Architecture

pikepdf uses pybind11 to bind the C++ interface of QPDF. pybind11 was selected after evaluating Cython, CFFI and SWIG as possible binding solutions.

In addition to bindings pikepdf includes support code written in a mix of C++ and Python, mainly to present a clean Pythonic interface to C++ and implement higher level functionality.

Internals

Internally the package presents a module named pikepdf from which objects can be imported. The C++ extension module is currently named pikepdf._core. Users of pikepdf should not directly access _core since it is an internal interface. In previous versions, this library was named _qpdf.

In general, modules or objects behind an underscore are private (although they may be returned in some situations).

Thread safety

Because of the global interpreter lock (GIL), it is safe to read pikepdf objects across Python threads. Also because of the GIL, there may not be much performance gain from doing so.

If one or more threads will be modifying pikepdf objects, you will have to coordinate read and write access with a threading.Lock.

It is not currently possible to pickle pikepdf objects or marshall them across process boundaries (as would be required to use pikepdf in multiprocessing).

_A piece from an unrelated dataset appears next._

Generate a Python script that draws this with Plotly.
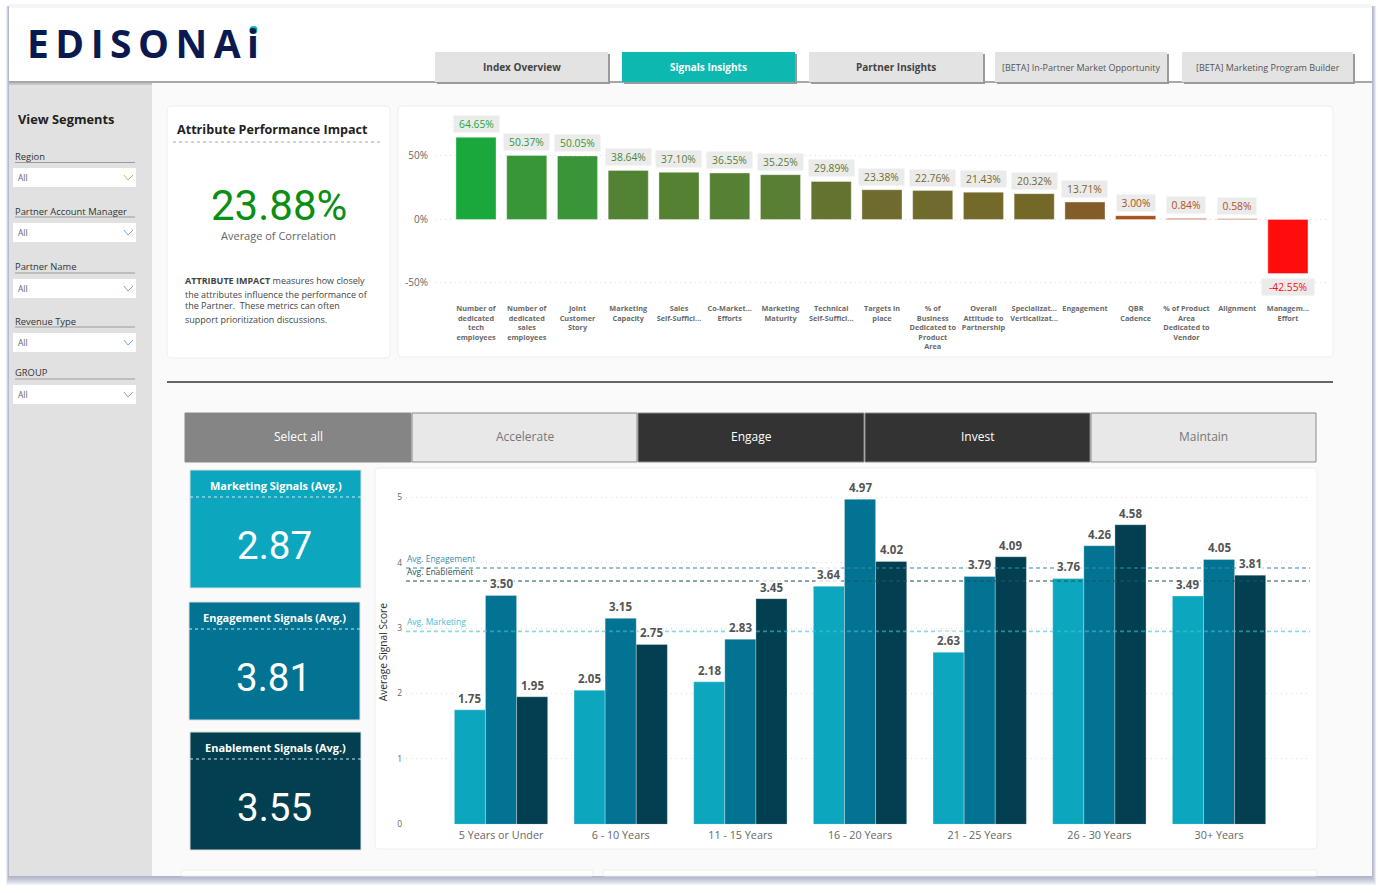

If this were implemented, it would not be much more efficient than saving a full PDF and sending it to another process. Parallelizing work (for example, by dividing work by PDF pages) can still be achieved by having each worker process open the same file.

File handles

Because of technical limitations in underlying libraries, pikepdf keeps the source PDF file open when a content is copied from it to another PDF, even when all Python variables pointing to the source are removed. If a PDF is being assembled from many sources, then all of those sources are held open in memory.